NetSPI, a security service company, hosted medical device product security experts to talk about the business and challenges of securing connected technologies in healthcare. They addressed sharing information across teams throughout the product lifecycle, building product security teams, legislative changes governing the space and strategies to increase the pipeline of talent.

Where does product security sit within the enterprise?

Matt Russo, senior director of product security at Medtronic, Curt Blythe, director of product security at Abbott and Matt Weir, principal cybersecurity engineer at MITRE, all agreed that, regardless of where product security teams sit, they need to be partners in product development.

Where it makes sense from a scale and efficiency perspective, there’s one team dedicated to scanning devices as a centralized function with a distributed model, Blythe said.

But the key point is embedding design and security practices into what developers do every day, which ultimately enables them to move fast, “but in a safe way.”

Russo said that at Medtronic, “You can really see that across the landscape.” 

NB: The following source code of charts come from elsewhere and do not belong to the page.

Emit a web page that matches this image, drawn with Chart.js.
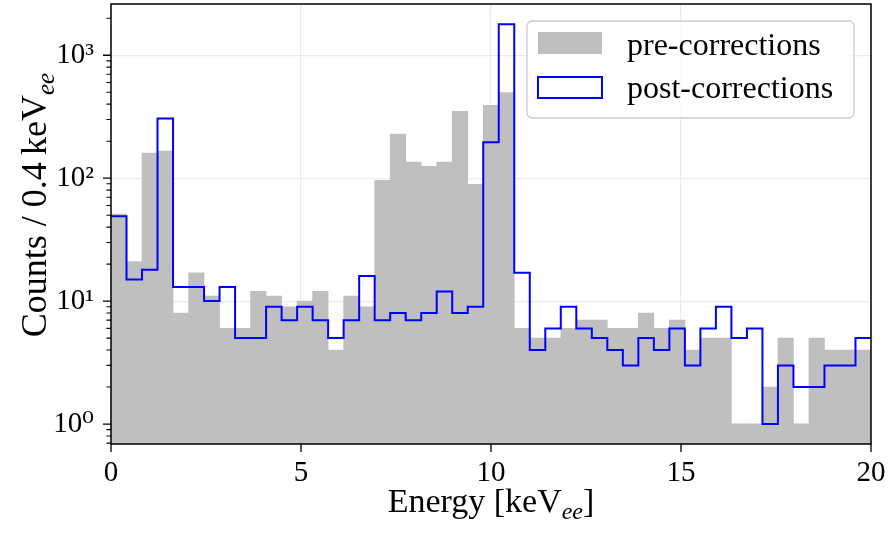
<!DOCTYPE html>
<html><head><meta charset="utf-8">
<script src="https://cdn.jsdelivr.net/npm/chart.js@4/dist/chart.umd.min.js"></script>
<style>html,body{margin:0;padding:0;background:#fff;}#wrap{width:889px;height:534px;}</style>
</head><body><div id="wrap"><canvas id="c" width="889" height="534"></canvas></div>
<script>
// ---- data ----
const X_MIN = 0, X_MAX = 20, BIN_COUNT = 49;
const PRE = [51,21,160,166,8,17,11,6,6,12,11,9,10,12,4,11,9,96,228,135,125,135,350,89,392,497,6,5,5,6,7,7,6,6,8,6,7,4,5,5,1,1,2,5,1,5,4,4,4];
const POST = [49,15,18,306,13,13,10,13,5,5,9,7,9,7,5,7,16,7,8,7,8,12,8,9,196,1786,17,4,6,9,6,5,4,3,5,4,6,3,6,9,5,6,1,3,2,2,3,3,5];
const SERIES_LABELS = ['pre-corrections', 'post-corrections'];
const X_TICKS = [0, 5, 10, 15, 20];
const Y_TICKS = [1, 10, 100, 1000];
const Y_TICK_LABELS = ['10\u2070', '10\u00b9', '10\u00b2', '10\u00b3'];
const Y_MINOR = [0.7,0.8,0.9,2,3,4,5,6,7,8,9,20,30,40,50,60,70,80,90,200,300,400,500,600,700,800,900,2000];
const Y_RANGE = [0.688, 2612];
const X_TITLE = ['Energy [keV', 'ee', ']'];
const Y_TITLE = ['Counts / 0.4\u2009keV', 'ee', ''];

const BW = (X_MAX - X_MIN) / BIN_COUNT;
const edge = i => X_MIN + i * BW;

const FONT = "'Liberation Serif', 'DejaVu Serif', serif";
const GRAY = '#bfbfbf', BLUE = '#0000ff';

function drawSubText(ctx, parts, size, subSize) {
  ctx.font = size + 'px ' + FONT;
  const w1 = ctx.measureText(parts[0]).width;
  const w3 = ctx.measureText(parts[2]).width;
  ctx.font = 'italic ' + subSize + 'px ' + FONT;
  const w2 = ctx.measureText(parts[1]).width;
  const total = w1 + w2 + w3;
  let x = -total / 2;
  ctx.textBaseline = 'alphabetic'; ctx.textAlign = 'left';
  ctx.font = size + 'px ' + FONT; ctx.fillText(parts[0], x, 0); x += w1;
  ctx.font = 'italic ' + subSize + 'px ' + FONT; ctx.fillText(parts[1], x, size * 0.22); x += w2;
  ctx.font = size + 'px ' + FONT; ctx.fillText(parts[2], x, 0);
}

const decor = {
  id: 'decor',
  afterDraw(chart) {
    const ctx = chart.ctx, a = chart.chartArea;
    const xs = chart.scales.x, ys = chart.scales.y;
    ctx.save();
    // spines
    ctx.strokeStyle = '#000'; ctx.lineWidth = 1.5;
    ctx.strokeRect(a.left, a.top, a.right - a.left, a.bottom - a.top);
    // ticks
    ctx.lineWidth = 1.3;
    ctx.beginPath();
    X_TICKS.forEach(v => { const p = xs.getPixelForValue(v); ctx.moveTo(p, a.bottom); ctx.lineTo(p, a.bottom + 8); });
    Y_TICKS.forEach(v => { const p = ys.getPixelForValue(v); ctx.moveTo(a.left, p); ctx.lineTo(a.left - 8, p); });
    ctx.stroke();
    ctx.lineWidth = 1.1;
    ctx.beginPath();
    Y_MINOR.forEach(v => { if (v < Y_RANGE[0] || v > Y_RANGE[1]) return; const p = ys.getPixelForValue(v); ctx.moveTo(a.left, p); ctx.lineTo(a.left - 4.5, p); });
    ctx.stroke();
    // axis titles
    ctx.fillStyle = '#000';
    ctx.save(); ctx.translate((a.left + a.right) / 2, 512); drawSubText(ctx, X_TITLE, 34, 24); ctx.restore();
    ctx.save(); ctx.translate(46, 205); ctx.rotate(-Math.PI / 2); drawSubText(ctx, Y_TITLE, 36, 25); ctx.restore();
    // legend
    const lx = a.right - 17, ly = a.top + 17, lw = 327, lh = 97;
    const bx = lx - lw, by = ly;
    ctx.beginPath();
    ctx.roundRect(bx, by, lw, lh, 5);
    ctx.fillStyle = 'rgba(255,255,255,0.8)'; ctx.fill();
    ctx.strokeStyle = '#cccccc'; ctx.lineWidth = 1.3; ctx.stroke();
    ctx.fillStyle = GRAY; ctx.fillRect(bx + 11, by + 11, 64, 22);
    ctx.strokeStyle = BLUE; ctx.lineWidth = 2; ctx.strokeRect(bx + 11, by + 56, 64, 21);
    ctx.fillStyle = '#000'; ctx.font = '32px ' + FONT; ctx.textAlign = 'left'; ctx.textBaseline = 'alphabetic';
    ctx.fillText(chart.data.datasets[0].label, bx + 100, by + 34);
    ctx.fillText(chart.data.datasets[1].label, bx + 100, by + 77);
    ctx.restore();
  }
};

const gridColor = '#ebebeb';
new Chart(document.getElementById('c'), {
  type: 'bar',
  data: {
    datasets: [
      {
        type: 'bar', label: SERIES_LABELS[0],
        data: PRE.map((v, i) => ({ x: edge(i) + BW / 2, y: v })),
        backgroundColor: GRAY, borderWidth: 0, barPercentage: 1, categoryPercentage: 1, grouped: false, order: 2
      },
      {
        type: 'line', label: SERIES_LABELS[1],
        data: POST.map((v, i) => ({ x: edge(i), y: v })).concat([{ x: X_MAX, y: POST[POST.length - 1] }]),
        stepped: 'before', borderColor: BLUE, borderWidth: 2, pointRadius: 0, fill: false, order: 1,
        borderJoinStyle: 'miter'
      }
    ]
  },
  options: {
    responsive: false, animation: false, devicePixelRatio: 1,
    layout: { padding: { top: 4, right: 18, left: 0, bottom: 0 } },
    plugins: { legend: { display: false }, tooltip: { enabled: false } },
    scales: {
      x: {
        type: 'linear', min: X_MIN, max: X_MAX, bounds: 'data', offset: false,
        afterBuildTicks: s => { s.ticks = X_TICKS.map(v => ({ value: v })); },
        afterFit: s => { s.height = 90; s.paddingLeft = 0; s.paddingRight = 0; },
        grid: { color: gridColor, lineWidth: 1.2, drawTicks: false, offset: false },
        border: { display: false },
        ticks: { font: { family: FONT, size: 29 }, color: '#000', padding: 12, maxRotation: 0, autoSkip: false }
      },
      y: {
        type: 'logarithmic', min: Y_RANGE[0], max: Y_RANGE[1], bounds: 'data',
        afterBuildTicks: s => { s.ticks = Y_TICKS.map(v => ({ value: v, major: true })); },
        afterFit: s => { s.width = 111; s.paddingTop = 0; s.paddingBottom = 0; },
        grid: { color: gridColor, lineWidth: 1.2, drawTicks: false },
        border: { display: false },
        ticks: {
          font: { family: FONT, size: 29 }, color: '#000', padding: 17, autoSkip: false,
          callback: v => { const k = Y_TICKS.indexOf(v); return k >= 0 ? Y_TICK_LABELS[k] : ''; }
        }
      }
    }
  },
  plugins: [decor]
});
</script></body></html>
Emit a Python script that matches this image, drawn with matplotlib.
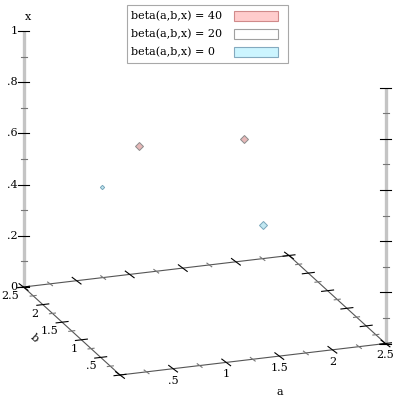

While resource restrictions make centralized product security functions more feasible, and they generally work for Medtronic and other large organizations, he said many device companies need to look at the technical aptitude of security teams.

Is product security just a part of what they do?

Weir noted that it’s hard to have a dedicated security team if you have a small product base. 

“The big thing though is that you do have that integration during your product development lifecycle,” he said. 

When medical device developers try to add cybersecurity later into the process, it makes it much harder to be successful, he added. Weir advised integrating product security as early as possible into the product life cycle, and continuing communication as products evolve. 

Product security specialists bring visibility into systems. They can then see how the devices are being used, and they are better positioned to recommend mitigations, he said.